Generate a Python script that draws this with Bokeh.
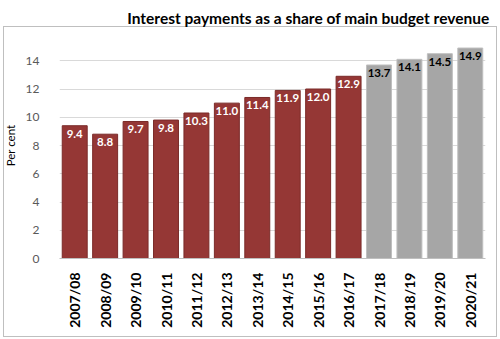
from bokeh.plotting import figure
from bokeh.models import ColumnDataSource, FixedTicker, Range1d
from bokeh.core.properties import value
from bokeh.embed import file_html
from bokeh.resources import INLINE

years = ["2007/08", "2008/09", "2009/10", "2010/11", "2011/12", "2012/13", "2013/14",
         "2014/15", "2015/16", "2016/17", "2017/18", "2018/19", "2019/20", "2020/21"]
values = [9.4, 8.8, 9.7, 9.8, 10.3, 11.0, 11.4, 11.9, 12.0, 12.9, 13.7, 14.1, 14.5, 14.9]
is_projection = [False] * 10 + [True] * 4
y_ticks = [0, 2, 4, 6, 8, 10, 12, 14]
title_text = "Interest payments as a share of main budget revenue"
y_label = "Per cent"

fill = ["#a6a6a6" if f else "#953735" for f in is_projection]
line = ["#bfbfbf" if f else "#7a2b29" for f in is_projection]
tcol = ["#000000" if f else "#ffffff" for f in is_projection]
src = ColumnDataSource(dict(x=years, top=values, fill=fill, line=line, tcol=tcol,
                            label=[f"{v:.1f}" for v in values]))

p = figure(x_range=years, y_range=Range1d(0, 16), width=500, height=339,
           output_backend="svg", toolbar_location=None, title=title_text,
           min_border_left=47, min_border_right=15, min_border_top=32, min_border_bottom=81)
p.vbar(x="x", top="top", width=0.82, source=src, fill_color="fill", line_color="line", line_width=1)
p.text(x="x", y="top", text="label", source=src, text_color="tcol", text_align="center",
       text_baseline="top", y_offset=4, text_font=value("Lato"), text_font_style="bold",
       text_font_size="11.5px")

p.title.align = "right"
p.title.text_font = "Lato"
p.title.text_font_style = "bold"
p.title.text_font_size = "15.5px"
p.title.text_color = "#000000"
p.title.standoff = 12
p.title.offset = -4

p.border_fill_color = None
p.background_fill_color = "white"
c = "#bfbfbf"
g = f"linear-gradient({c},{c})"
p.styles = {
    "background": (f"{g} 3px 26px / 494px 1px no-repeat, "
                   f"{g} 3px 336px / 494px 1px no-repeat, "
                   f"{g} 3px 26px / 1px 311px no-repeat, "
                   f"{g} 496px 26px / 1px 311px no-repeat, white")
}

p.outline_line_color = None
p.xgrid.grid_line_color = None
p.ygrid.grid_line_color = "#d9d9d9"
p.ygrid.ticker = FixedTicker(ticks=[2, 4, 6, 8, 10, 12, 14])
p.yaxis.ticker = FixedTicker(ticks=y_ticks)
p.yaxis.axis_line_color = None
p.yaxis.major_tick_line_color = None
p.yaxis.minor_tick_line_color = None
p.yaxis.major_label_standoff = 14
p.yaxis.major_label_text_font = "Lato"
p.yaxis.major_label_text_font_size = "12px"
p.yaxis.major_label_text_color = "#595959"
p.yaxis.axis_label = y_label
p.yaxis.axis_label_text_font = "Lato"
p.yaxis.axis_label_text_font_size = "11.5px"
p.yaxis.axis_label_text_font_style = "normal"
p.yaxis.axis_label_text_color = "#000000"
p.yaxis.axis_label_standoff = 6

p.xaxis.axis_line_color = "#bfbfbf"
p.xaxis.major_tick_line_color = None
p.xaxis.minor_tick_line_color = None
p.xaxis.major_label_orientation = 1.5708
p.xaxis.major_label_standoff = 8
p.xaxis.major_label_text_font = "Lato"
p.xaxis.major_label_text_font_size = "14px"
p.xaxis.major_label_text_font_style = "bold"
p.xaxis.major_label_text_color = "#000000"
p.x_range.range_padding = 0

open("out.html", "w").write(file_html(p, INLINE))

- [GIVEN TASK] Reproduce the material above exactly, first line through the line that contains "from bokeh.resources import INLINE", minus the pictures.

- [OUTPUT OF THE TASK]
Generate a Python script that draws this with Bokeh.
from bokeh.plotting import figure
from bokeh.models import ColumnDataSource, FixedTicker, Range1d
from bokeh.core.properties import value
from bokeh.embed import file_html
from bokeh.resources import INLINE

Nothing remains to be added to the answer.